A Living Memory of a Way of Life
Long Gone started as an impulse to revisit people and places from my past. Like Emily in Our Town, I wanted to see, visit with and talk with my friends and acquaintances from long ago.
Actors use a device known as emotional recall when they are developing a character for the stage, screen or TV. In searching out material for Long Gone, I did something similar, hoping to bring my old friends, some of them dead for many years, back to life so that I could speak with them.
There is some danger with this method, in that characters and places immediately take on a life of their own. I found myself dragged, on occasion, into events and encounters long forgotten, and in some instances, into confrontations I had no wish to relive. Pain, physical or emotional, however, cannot be separated from the event. It simply becomes a matter of take part, take all.

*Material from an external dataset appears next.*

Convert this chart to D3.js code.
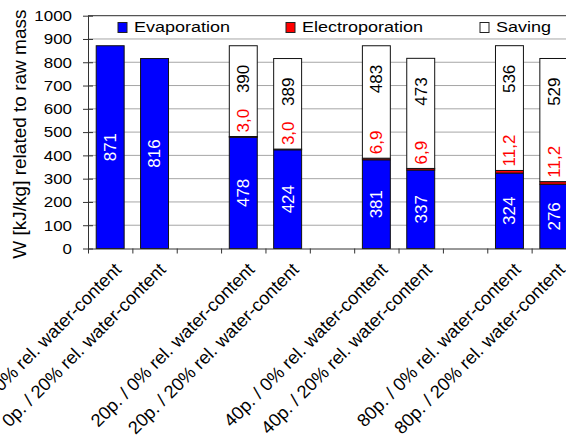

Doctors Paterson and Brown, for example, are interesting in themselves, in addition to which they were participants in my "minor surgery" -- circumcision and tonsillectomy. At the age of seven, circumcision is not quite a minor matter, and the tonsillectomy is best characterized by a comment made many years later by an Army surgeon during a routine examination, "Someone sure slashed hell out of your throat." Still, the old doctors were doing the best they could with what they had at hand. The event reflected accurately the conditions in a small Midwest town during the Depression years.